School of Sociology and Social Policy
Brexit and its impact on Diversity and Community Relations in Northern Towns
Responsive Mode Impact Fund
This project seeks to establish a Commission on Diversity in Northern Towns that will facilitate dialogue and knowledge transfers between key stakeholders in the region in academia, local government and civil society. The project furthermore seeks to strengthen civil society by building links between local and national charities.
The commission will examine the challenges that he Brexit vote and the upcoming negotiations on leaving the European Union bring to diverse communities in the North of England. It is thought that migration and race issues in the Brexit vote have increased tensions between White British, British BAME groups, and Central and Eastern European migrants, Roma people, opr other foreign EU nationals, and we hypothesise this may signal the end of the long established post-war settlement based on a vision of Britain as an open, diverse, multi-racial society, built on manageable immigration.
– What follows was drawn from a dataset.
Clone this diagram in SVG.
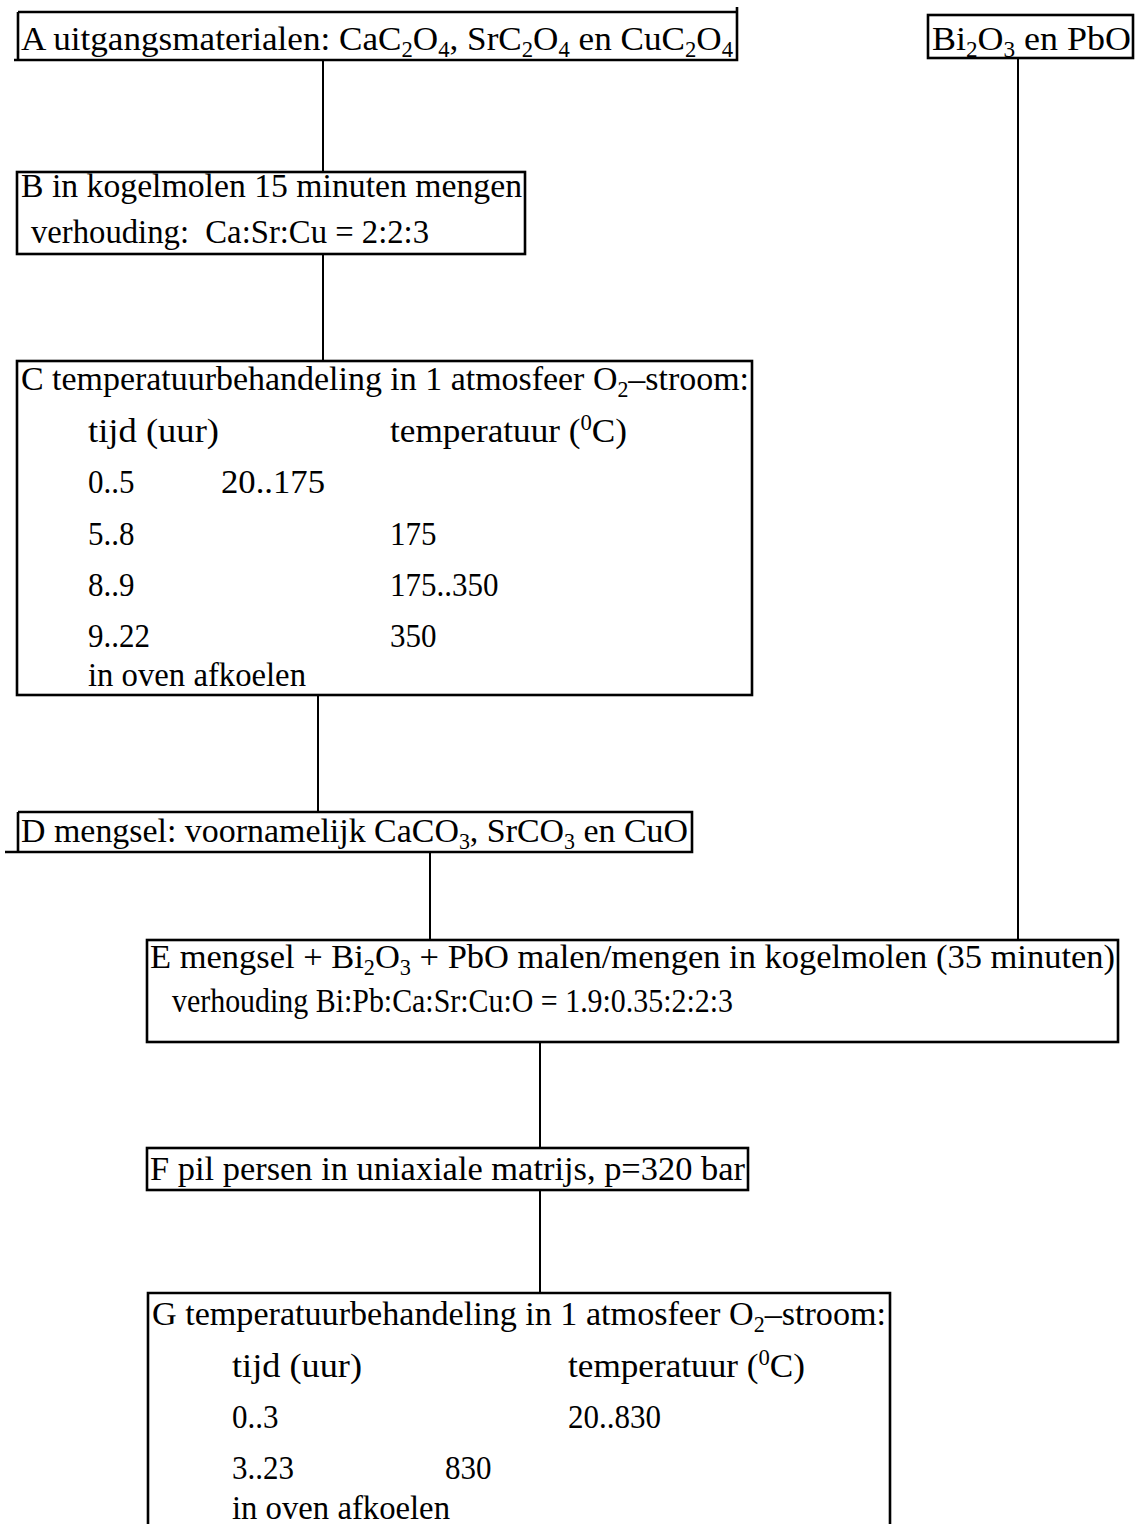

The recently published Casey Review: A Review into Opportunity and Integration (Dept. for Communities and Local Government) has also called for a renewed inquiry into British multi-ethnic communities. Working closely with key civil society organisations, the Runnymede Trust and New Europeans, town council representatives and the Office of the Police and Crime Commissioner, West Yorkshire, JUST Yorkshire, and Stop Hate UK, the project will focus on the complex community relations in West Yorkshire and will inform the stakeholders during the first months of negotiations following the triggering of Article 50 when impact is greater. The Centre for Race and Ethnic Studies in the School of Sociology and Social Policy at the University of Leeds hosts the commission.